> _Data provided_:
.....

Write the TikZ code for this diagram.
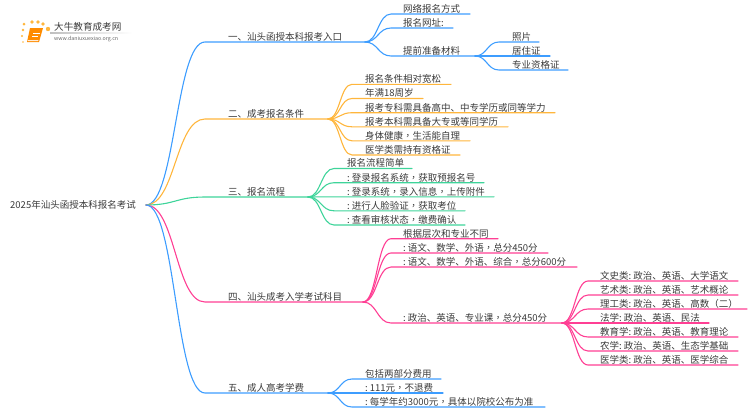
\documentclass[tikz,border=0pt]{standalone}
\usepackage{fontspec}
\setmainfont{Noto Sans CJK SC}
\newfontfamily\tcfont{Noto Sans CJK TC}
\usetikzlibrary{calc}
\definecolor{cblue}{HTML}{3D9DFF}
\definecolor{corange}{HTML}{FFB63C}
\definecolor{cgreen}{HTML}{3ED49A}
\definecolor{cpink}{HTML}{FF3F94}
\definecolor{ctext}{HTML}{3A3A3A}
\tikzset{
  lbl/.style={anchor=base west,inner sep=0pt,font=\fontsize{9.5}{11}\selectfont,text=ctext},
  wire/.style={line width=1.1pt,line cap=round,line join=round},
}
\newcommand{\cln}{\makebox[4.6pt][l]{:}}
\newcommand{\cm}{{\tcfont ，}}
% \branch{parent}{name}{y}{line start x}{line end x}{text x}{colour}{text}
\newcommand{\branch}[8]{%
  \coordinate (#2) at (#4,#3);
  \coordinate (#2e) at (#5,#3);
  \node[lbl] (#2t) at (#6,#3-1.6) {#8};
  \draw[wire,#7] (#1) .. controls ($(#1)!0.5!(#2|-#1)$) and ($(#2)!0.5!(#1|-#2)$) .. (#2) -- (#2e);
}
\begin{document}
\begin{tikzpicture}[x=1pt,y=-1pt]
\useasboundingbox (0,0) rectangle (750,410);
% logo
\foreach \px/\py/\pr in {24/24/1.5,32/22/1.9,38/22/1.9,43/24/1.9,48/29/2.2,23/30/1.3,22/36/1.1,23/42/0.9}
  \fill[corange] (\px,\py) circle (\pr);
\fill[orange!90!yellow] (30,28) -- (43,28) -- (39,42) -- (27,42) -- cycle;
\draw[white,line width=0.5pt] (33,33) -- (40,33) (32,36) -- (38,36);
\fill[white!85!orange] (28,40) -- (38.5,40) -- (38,41) -- (27.6,41) -- cycle;
\node[anchor=base west,inner sep=0pt,font=\fontsize{9.6}{11}\selectfont,text=ctext] (logot) at (54,30) {大牛教育成考网};
\node[anchor=base west,inner sep=0pt,font=\fontsize{5.3}{6}\selectfont,text=black!60] (logou) at (54,40.5) {www.daniuxuexiao.org.cn};
\shade[left color=black!25,right color=white] (50,32.8) rectangle (132,33.4);
% root
\node[lbl] (root) at (10,208) {2025年汕头函授本科报名考试};
\coordinate (r) at (146,205);
% level 1
\branch{r}{a}{42}{205}{365}{228}{cblue}{一、汕头函授本科报考入口}
\branch{r}{b}{119}{205}{328}{228}{corange}{二、成考报名条件}
\branch{r}{c}{197}{205}{308}{228}{cgreen}{三、报名流程}
\branch{r}{d}{302}{205}{363}{228}{cpink}{四、汕头成考入学考试科目}
\branch{r}{e}{393}{205}{328}{228}{cblue}{五、成人高考学费}
% group 1
\branch{ae}{a1}{14}{391}{470}{403}{cblue}{网络报名方式}
\branch{ae}{a2}{28}{391}{453}{403}{cblue}{报名网址:}
\branch{ae}{a3}{56}{391}{475}{403}{cblue}{提前准备材料}
\branch{a3e}{a31}{42}{499}{539}{512}{cblue}{照片}
\branch{a3e}{a32}{56}{499}{550}{512}{cblue}{居住证}
\branch{a3e}{a33}{70}{499}{568}{512}{cblue}{专业资格证}
% group 2
\branch{be}{b1}{84.3}{352}{451}{365}{corange}{报名条件相对宽松}
\branch{be}{b2}{98.5}{352}{423}{365}{corange}{年满18周岁}
\branch{be}{b3}{112.7}{352}{555}{365}{corange}{报考专科需具备高中、中专学历或同等学力}
\branch{be}{b4}{126.8}{352}{508}{365}{corange}{报考本科需具备大专或等同学历}
\branch{be}{b5}{140.8}{352}{470}{365}{corange}{身体健康\cm 生活能自理}
\branch{be}{b6}{155}{352}{460}{365}{corange}{医学类需持有资格证}
% group 3
\branch{ce}{c1}{168.5}{334}{412}{347}{cgreen}{报名流程简单}
\branch{ce}{c2}{182.7}{334}{484}{347}{cgreen}{\cln 登录报名系统\cm 获取预报名号}
\branch{ce}{c3}{196.8}{334}{494}{347}{cgreen}{\cln 登录系统\cm 录入信息\cm 上传附件}
\branch{ce}{c4}{210.8}{334}{465}{347}{cgreen}{\cln 进行人脸验证\cm 获取考位}
\branch{ce}{c5}{225}{334}{465}{347}{cgreen}{\cln 查看审核状态\cm 缴费确认}
% group 4
\branch{de}{d1}{238.7}{391}{498}{403}{cpink}{根据层次和专业不同}
\branch{de}{d2}{253}{391}{548}{403}{cpink}{\cln 语文、数学、外语\cm 总分450分}
\branch{de}{d3}{267}{391}{577}{403}{cpink}{\cln 语文、数学、外语、综合\cm 总分600分}
\branch{de}{d4}{323}{391}{562}{403}{cpink}{\cln 政治、英语、专业课\cm 总分450分}
\branch{d4e}{d41}{281}{588}{738}{600}{cpink}{文史类\cln 政治、英语、大学语文}
\branch{d4e}{d42}{295}{588}{738}{600}{cpink}{艺术类\cln 政治、英语、艺术概论}
\branch{d4e}{d43}{309}{588}{747}{600}{cpink}{理工类\cln 政治、英语、高数{\tcfont （}二{\tcfont ）}}
\branch{d4e}{d44}{323}{588}{709}{600}{cpink}{法学\cln 政治、英语、民法}
\branch{d4e}{d45}{337}{588}{738}{600}{cpink}{教育学\cln 政治、英语、教育理论}
\branch{d4e}{d46}{351}{588}{738}{600}{cpink}{农学\cln 政治、英语、生态学基础}
\branch{d4e}{d47}{365}{588}{738}{600}{cpink}{医学类\cln 政治、英语、医学综合}
% group 5
\branch{ee}{e1}{379}{352}{441}{365}{cblue}{包括两部分费用}
\branch{ee}{e2}{393}{352}{443}{365}{cblue}{\cln 111元\cm 不退费}
\branch{ee}{e3}{407}{352}{545}{365}{cblue}{\cln 每学年约3000元\cm 具体以院校公布为准}
\end{tikzpicture}
\end{document}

.....

> _Exercise task_: Quote the data above in full, leaving out the pictures it holds.

> _Output below_:
Write the TikZ code for this diagram.
\documentclass[tikz,border=0pt]{standalone}
\usepackage{fontspec}
\setmainfont{Noto Sans CJK SC}
\newfontfamily\tcfont{Noto Sans CJK TC}
\usetikzlibrary{calc}
\definecolor{cblue}{HTML}{3D9DFF}
\definecolor{corange}{HTML}{FFB63C}
\definecolor{cgreen}{HTML}{3ED49A}
\definecolor{cpink}{HTML}{FF3F94}
\definecolor{ctext}{HTML}{3A3A3A}
\tikzset{
  lbl/.style={anchor=base west,inner sep=0pt,font=\fontsize{9.5}{11}\selectfont,text=ctext},
  wire/.style={line width=1.1pt,line cap=round,line join=round},
}
\newcommand{\cln}{\makebox[4.6pt][l]{:}}
\newcommand{\cm}{{\tcfont ，}}
% \branch{parent}{name}{y}{line start x}{line end x}{text x}{colour}{text}
\newcommand{\branch}[8]{%
  \coordinate (#2) at (#4,#3);
  \coordinate (#2e) at (#5,#3);
  \node[lbl] (#2t) at (#6,#3-1.6) {#8};
  \draw[wire,#7] (#1) .. controls ($(#1)!0.5!(#2|-#1)$) and ($(#2)!0.5!(#1|-#2)$) .. (#2) -- (#2e);
}
\begin{document}
\begin{tikzpicture}[x=1pt,y=-1pt]
\useasboundingbox (0,0) rectangle (750,410);
% logo
\foreach \px/\py/\pr in {24/24/1.5,32/22/1.9,38/22/1.9,43/24/1.9,48/29/2.2,23/30/1.3,22/36/1.1,23/42/0.9}
  \fill[corange] (\px,\py) circle (\pr);
\fill[orange!90!yellow] (30,28) -- (43,28) -- (39,42) -- (27,42) -- cycle;
\draw[white,line width=0.5pt] (33,33) -- (40,33) (32,36) -- (38,36);
\fill[white!85!orange] (28,40) -- (38.5,40) -- (38,41) -- (27.6,41) -- cycle;
\node[anchor=base west,inner sep=0pt,font=\fontsize{9.6}{11}\selectfont,text=ctext] (logot) at (54,30) {大牛教育成考网};
\node[anchor=base west,inner sep=0pt,font=\fontsize{5.3}{6}\selectfont,text=black!60] (logou) at (54,40.5) {www.daniuxuexiao.org.cn};
\shade[left color=black!25,right color=white] (50,32.8) rectangle (132,33.4);
% root
\node[lbl] (root) at (10,208) {2025年汕头函授本科报名考试};
\coordinate (r) at (146,205);
% level 1
\branch{r}{a}{42}{205}{365}{228}{cblue}{一、汕头函授本科报考入口}
\branch{r}{b}{119}{205}{328}{228}{corange}{二、成考报名条件}
\branch{r}{c}{197}{205}{308}{228}{cgreen}{三、报名流程}
\branch{r}{d}{302}{205}{363}{228}{cpink}{四、汕头成考入学考试科目}
\branch{r}{e}{393}{205}{328}{228}{cblue}{五、成人高考学费}
% group 1
\branch{ae}{a1}{14}{391}{470}{403}{cblue}{网络报名方式}
\branch{ae}{a2}{28}{391}{453}{403}{cblue}{报名网址:}
\branch{ae}{a3}{56}{391}{475}{403}{cblue}{提前准备材料}
\branch{a3e}{a31}{42}{499}{539}{512}{cblue}{照片}
\branch{a3e}{a32}{56}{499}{550}{512}{cblue}{居住证}
\branch{a3e}{a33}{70}{499}{568}{512}{cblue}{专业资格证}
% group 2
\branch{be}{b1}{84.3}{352}{451}{365}{corange}{报名条件相对宽松}
\branch{be}{b2}{98.5}{352}{423}{365}{corange}{年满18周岁}
\branch{be}{b3}{112.7}{352}{555}{365}{corange}{报考专科需具备高中、中专学历或同等学力}
\branch{be}{b4}{126.8}{352}{508}{365}{corange}{报考本科需具备大专或等同学历}
\branch{be}{b5}{140.8}{352}{470}{365}{corange}{身体健康\cm 生活能自理}
\branch{be}{b6}{155}{352}{460}{365}{corange}{医学类需持有资格证}
% group 3
\branch{ce}{c1}{168.5}{334}{412}{347}{cgreen}{报名流程简单}
\branch{ce}{c2}{182.7}{334}{484}{347}{cgreen}{\cln 登录报名系统\cm 获取预报名号}
\branch{ce}{c3}{196.8}{334}{494}{347}{cgreen}{\cln 登录系统\cm 录入信息\cm 上传附件}
\branch{ce}{c4}{210.8}{334}{465}{347}{cgreen}{\cln 进行人脸验证\cm 获取考位}
\branch{ce}{c5}{225}{334}{465}{347}{cgreen}{\cln 查看审核状态\cm 缴费确认}
% group 4
\branch{de}{d1}{238.7}{391}{498}{403}{cpink}{根据层次和专业不同}
\branch{de}{d2}{253}{391}{548}{403}{cpink}{\cln 语文、数学、外语\cm 总分450分}
\branch{de}{d3}{267}{391}{577}{403}{cpink}{\cln 语文、数学、外语、综合\cm 总分600分}
\branch{de}{d4}{323}{391}{562}{403}{cpink}{\cln 政治、英语、专业课\cm 总分450分}
\branch{d4e}{d41}{281}{588}{738}{600}{cpink}{文史类\cln 政治、英语、大学语文}
\branch{d4e}{d42}{295}{588}{738}{600}{cpink}{艺术类\cln 政治、英语、艺术概论}
\branch{d4e}{d43}{309}{588}{747}{600}{cpink}{理工类\cln 政治、英语、高数{\tcfont （}二{\tcfont ）}}
\branch{d4e}{d44}{323}{588}{709}{600}{cpink}{法学\cln 政治、英语、民法}
\branch{d4e}{d45}{337}{588}{738}{600}{cpink}{教育学\cln 政治、英语、教育理论}
\branch{d4e}{d46}{351}{588}{738}{600}{cpink}{农学\cln 政治、英语、生态学基础}
\branch{d4e}{d47}{365}{588}{738}{600}{cpink}{医学类\cln 政治、英语、医学综合}
% group 5
\branch{ee}{e1}{379}{352}{441}{365}{cblue}{包括两部分费用}
\branch{ee}{e2}{393}{352}{443}{365}{cblue}{\cln 111元\cm 不退费}
\branch{ee}{e3}{407}{352}{545}{365}{cblue}{\cln 每学年约3000元\cm 具体以院校公布为准}
\end{tikzpicture}
\end{document}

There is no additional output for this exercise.